Route 60, also known as Topsail Road in Mount Pearl and St. Johns, and as Conception Bay Highway for the rest of its length, is a  east-west highway on the Avalon Peninsula of Newfoundland. It runs between the town of Cupids and the city of St. John's.

Route description

Route 60 begins as Topsail Road at the west end of Water Street in downtown St. John's, where the road divides into Topsail Road and Waterford Bridge Road. It continues on through the west end of St. John's, then through the northern part of the city of Mount Pearl. After the overpass of Kenmount Road, the road passes through the towns of Paradise, Topsail, and Chamberlains.

After reaching the town of Manuels, Route 60 becomes the Conception Bay Highway, continuing through Conception Bay South, Holyrood, Marysvale, Brigus and ending at the intersection of Route 70 in the town of Cupids.

Within Mount Pearl and St. John's, Topsail Road is a major arterial road and commercial area.  Two shopping malls, Mount Pearl Square and the Village Shopping Centre, are located on the road, as well as a number of strip malls, fast-food restaurants, other businesses, and residential properties.

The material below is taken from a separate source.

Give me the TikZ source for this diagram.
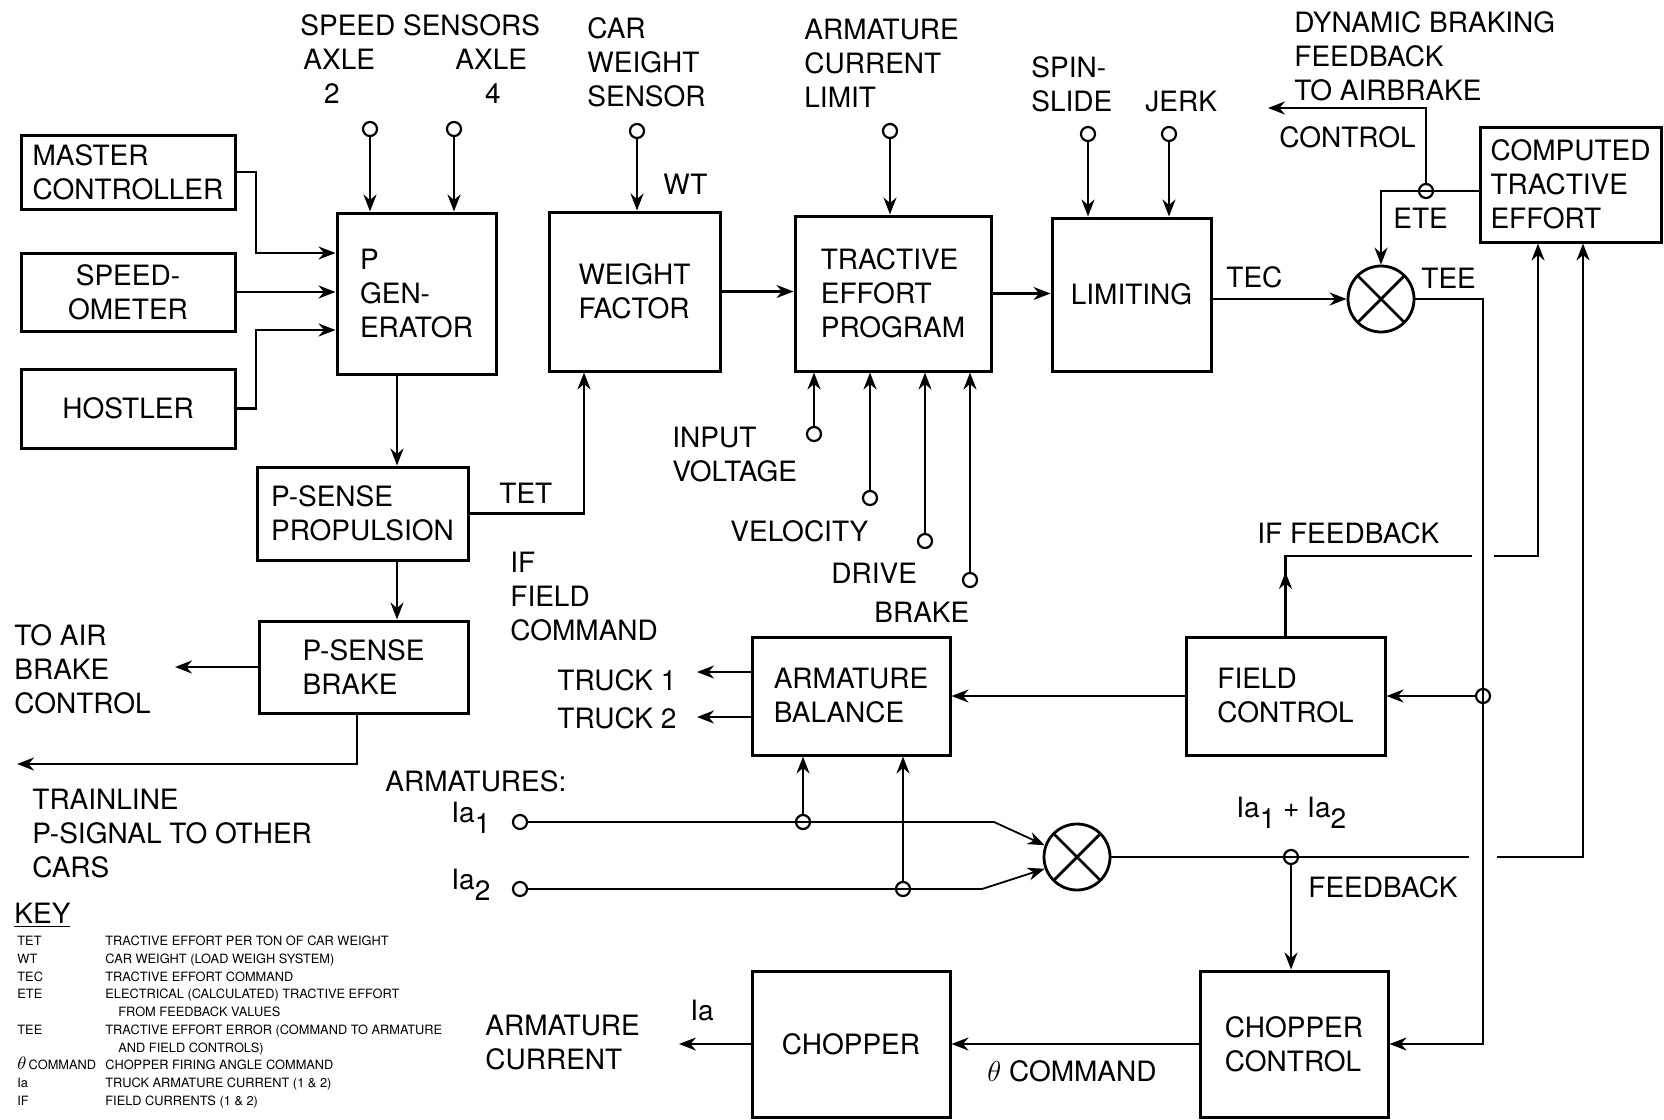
\documentclass[tikz,border=0pt]{standalone}
\usepackage{fontspec}
\setmainfont{TeX Gyre Heros}
\usetikzlibrary{arrows.meta}
\newcommand\mainf{\fontsize{14}{17}\selectfont}
\newcommand\keyf{\fontsize{6.4}{8.85}\selectfont}
\newcommand\subx[1]{\raisebox{-0.4em}{#1}}
\begin{document}
\begin{tikzpicture}[x=0.5pt,y=-0.5pt,
  blk/.style={draw,line width=1.5pt,align=left,inner sep=0pt,font=\mainf},
  lbl/.style={inner sep=0pt,anchor=north west,align=left,font=\mainf},
  clbl/.style={inner sep=0pt,anchor=west,font=\mainf},
  conn/.style={line width=1.2pt},
  arr/.style={conn,-{Stealth[length=8.5pt,width=6.5pt]}},
  ialine/.style={line width=0.9pt},
  term/.style={circle,draw,line width=1.1pt,fill=white,minimum size=7pt,inner sep=0pt},
  tap/.style={circle,draw,line width=1.1pt,minimum size=7pt,inner sep=0pt},
  sumj/.style={circle,draw,line width=1.4pt,minimum size=33pt,inner sep=0pt,
    path picture={\draw[line width=1.4pt] (path picture bounding box.south west)--(path picture bounding box.north east) (path picture bounding box.north west)--(path picture bounding box.south east);}}
]
\useasboundingbox (0,0) rectangle (1664,1119);

% ---------- blocks ----------
\node[blk,minimum width=107pt,minimum height=37pt] (mc) at (128,172) {MASTER\\CONTROLLER};
\node[blk,minimum width=107pt,minimum height=39pt,align=center] (sp) at (128,292) {SPEED-\\OMETER};
\node[blk,minimum width=107pt,minimum height=39.5pt] (ho) at (128,408.5) {HOSTLER};
\node[blk,minimum width=79.5pt,minimum height=80.5pt] (pg) at (416.5,293.5) {P\\GEN-\\ERATOR};
\node[blk,minimum width=85.5pt,minimum height=79.5pt] (wf) at (634.5,291.5) {WEIGHT\\FACTOR};
\node[blk,minimum width=98pt,minimum height=77.5pt] (tep) at (893,293.5) {TRACTIVE\\EFFORT\\PROGRAM};
\node[blk,minimum width=79.5pt,minimum height=76.5pt] (lim) at (1131.5,294.5) {LIMITING};
\node[sumj] (s1) at (1381,299) {};
\node[blk,minimum width=90.5pt,minimum height=57.5pt] (cte) at (1570.5,184.5) {COMPUTED\\TRACTIVE\\EFFORT};
\node[blk,minimum width=105.5pt,minimum height=46.5pt] (psp) at (362.5,513.5) {P-SENSE\\PROPULSION};
\node[blk,minimum width=104.5pt,minimum height=46pt] (psb) at (363.5,667) {P-SENSE\\BRAKE};
\node[blk,minimum width=99pt,minimum height=59pt] (ab) at (851,696) {ARMATURE\\BALANCE};
\node[blk,minimum width=99.5pt,minimum height=59pt] (fc) at (1285.5,696) {FIELD\\CONTROL};
\node[sumj] (s2) at (1077,857) {};
\node[blk,minimum width=99pt,minimum height=73pt] (ch) at (851,1044) {CHOPPER};
\node[blk,minimum width=94pt,minimum height=73pt] (cc) at (1294,1044) {CHOPPER\\CONTROL};

% ---------- terminals ----------
\node[term] (a2) at (370,129) {};
\node[term] (a4) at (454,129) {};
\node[term] (cw) at (637,131) {};
\node[term] (acl) at (890,131) {};
\node[term] (ss) at (1088,134) {};
\node[term] (jk) at (1169,134) {};
\node[term] (iv) at (814,434) {};
\node[term] (ve) at (870,498) {};
\node[term] (dr) at (925,541) {};
\node[term] (br) at (970,580) {};
\node[term] (ia1) at (520,822) {};
\node[term] (ia2) at (520,889) {};

% ---------- taps ----------
\node[tap] (tete) at (1426,191) {};
\node[tap] (tfc) at (1483,696) {};
\node[tap] (tcc) at (1291,857) {};
\node[tap] (t1) at (803,822) {};
\node[tap] (t2) at (903,889) {};

% ---------- free ends ----------
\coordinate (dbend) at (1268,108);
\coordinate (tr1) at (697,672);
\coordinate (tr2) at (697,717);
\coordinate (airb) at (175,667);
\coordinate (trl) at (17,764);
\coordinate (iaout) at (679,1044);

% ---------- connectors ----------
\draw[arr] (mc.east) -| (256,253) -- (pg.west |- 0,253);
\draw[arr] (sp.east) -- (pg.west |- sp.east);
\draw[arr] (ho.east) -| (256,330) -- (pg.west |- 0,330);
\draw[arr] (a2.south) -- (a2 |- pg.north);
\draw[arr] (a4.south) -- (a4 |- pg.north);
\draw[arr] (cw.south) -- (cw |- wf.north);
\draw[arr] (acl.south) -- (acl |- tep.north);
\draw[arr] (ss.south) -- (ss |- lim.north);
\draw[arr] (jk.south) -- (jk |- lim.north);
\draw[arr] (iv.north) -- (iv |- tep.south);
\draw[arr] (ve.north) -- (ve |- tep.south);
\draw[arr] (dr.north) -- (dr |- tep.south);
\draw[arr] (br.north) -- (br |- tep.south);

\draw[arr] (pg.south -| 397,0) -- (psp.north -| 397,0);
\draw[arr] (psp.south -| 397,0) -- (psb.north -| 397,0);
\draw[arr] (psp.east) -| (wf.south -| 584,0);
\draw[arr] (wf.east) -- (tep.west |- wf.east);
\draw[arr] (tep.east) -- (lim.west |- tep.east);
\draw[arr] (lim.east |- s1) -- (s1.west);
\draw[arr] (cte.west |- tete) -| (s1.north);
\draw[arr] (tete.north) |- (dbend);
\draw[arr] (s1.east) -| (1483,1044) -- (cc.east);
\draw[arr] (tfc.west) -- (fc.east);
\draw[conn] (fc.north) |- (1472,556);
\draw[arr] (fc.north) -- (fc.north |- 0,572);
\draw[arr] (1494,556) -| (cte.south -| 1538,0);
\draw[conn] (s2.east) -- (1469,857);
\draw[arr] (1497,857) -| (cte.south -| 1583,0);
\draw[arr] (tcc.south) -- (tcc |- cc.north);
\draw[arr] (fc.west) -- (ab.east);
\draw[arr] (ab.west |- tr1) -- (tr1);
\draw[arr] (ab.west |- tr2) -- (tr2);
\draw[ialine,-{Stealth[length=8.5pt,width=6.5pt]}] (ia1.east) -- (994,822) -- (s2.160);
\draw[ialine,-{Stealth[length=8.5pt,width=6.5pt]}] (ia2.east) -- (982,889) -- (s2.200);
\draw[ialine,-{Stealth[length=8.5pt,width=6.5pt]}] (t1.north) -- (t1 |- ab.south);
\draw[ialine,-{Stealth[length=8.5pt,width=6.5pt]}] (t2.north) -- (t2 |- ab.south);
\draw[arr] (cc.west) -- (ch.east);
\draw[arr] (ch.west) -- (iaout);
\draw[arr] (psb.west) -- (airb);
\draw[arr] (psb.south -| 357,0) |- (trl);

% ---------- labels ----------
\node[lbl] (lss) at (300,14) {SPEED SENSORS};
\node[lbl] (lax2) at (303,49) {AXLE};
\node[lbl] (lax4) at (455,49) {AXLE};
\node[inner sep=0pt,font=\mainf] (ln2) at (332,94) {2};
\node[inner sep=0pt,font=\mainf] (ln4) at (493,94) {4};
\node[lbl] (lcw) at (587,17) {CAR\\WEIGHT\\SENSOR};
\node[lbl] (lwt) at (663,174) {WT};
\node[lbl] (lacl) at (804,19) {ARMATURE\\CURRENT\\LIMIT};
\node[lbl] (lss2) at (1031,56) {SPIN-\\SLIDE};
\node[lbl] (ljk) at (1145,91) {JERK};
\node[lbl] (ldb) at (1294,11) {DYNAMIC BRAKING\\FEEDBACK\\TO AIRBRAKE};
\node[lbl] (lctl) at (1279,126) {CONTROL};
\node[lbl] (lete) at (1393,208) {ETE};
\node[lbl] (ltee) at (1421,268) {TEE};
\node[lbl] (ltec) at (1226,266) {TEC};
\node[lbl] (ltet) at (499,483) {TET};
\node[lbl] (liv) at (672,427) {INPUT\\VOLTAGE};
\node[lbl] (lve) at (730,520) {VELOCITY};
\node[lbl] (ldr) at (831,563) {DRIVE};
\node[lbl] (lbr) at (874,602) {BRAKE};
\node[lbl] (lif) at (510,552) {IF\\FIELD\\COMMAND};
\node[lbl] (lair) at (14,624) {TO AIR\\BRAKE\\CONTROL};
\node[lbl] (ltrl) at (32,789) {TRAINLINE\\P-SIGNAL TO OTHER\\CARS};
\node[lbl] (lt1) at (557,669) {TRUCK 1};
\node[lbl] (lt2) at (557,707) {TRUCK 2};
\node[lbl] (lifb) at (1257,522) {IF FEEDBACK};
\node[lbl] (larm) at (385,770) {ARMATURES:};
\node[clbl] (lia1) at (451,818) {Ia\subx{1}};
\node[clbl] (lia2) at (451,885) {Ia\subx{2}};
\node[clbl] (lsum) at (1236,813) {Ia\subx{1} + Ia\subx{2}};
\node[clbl] (lfb) at (1308,887) {FEEDBACK};
\node[clbl] (lth) at (987,1071) {$\theta$ COMMAND};
\node[clbl] (lia) at (690,1010) {Ia};
\node[lbl] (lac) at (485,1015) {ARMATURE\\CURRENT};

% ---------- key ----------
\node[clbl] (lkey) at (14,915) {\underline{KEY}};
\node[inner sep=0pt,anchor=north west,font=\keyf] (keytab) at (17,933) {%
\begin{tabular}{@{}p{44pt}@{}l@{}}
TET & TRACTIVE EFFORT PER TON OF CAR WEIGHT\\
WT & CAR WEIGHT (LOAD WEIGH SYSTEM)\\
TEC & TRACTIVE EFFORT COMMAND\\
ETE & ELECTRICAL (CALCULATED) TRACTIVE EFFORT\\
 & \hspace{6.5pt}FROM FEEDBACK VALUES\\
TEE & TRACTIVE EFFORT ERROR (COMMAND TO ARMATURE\\
 & \hspace{6.5pt}AND FIELD CONTROLS)\\
{\fontsize{9}{9}\selectfont$\theta$}\,COMMAND & CHOPPER FIRING ANGLE COMMAND\\
Ia & TRUCK ARMATURE CURRENT (1 \& 2)\\
IF & FIELD CURRENTS (1 \& 2)
\end{tabular}};
\end{tikzpicture}
\end{document}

Once out of the city, Route 60 also runs along the side of Conception Bay through many small rural communities. Route 60 was the main route for many people who live outside St. Johns area to travel into the city before Route 1 (TCH) was constructed.

East of its intersection with Cornwall Avenue, Topsail Road narrows to two lanes.  The section from Cornwall Avenue to Water Street is often referred to as Old Topsail Road, although this is not its official name.

A large portion of the annual Tely 10 road race traces Route 60 eastbound through Paradise, Mount Pearl, and St. John's.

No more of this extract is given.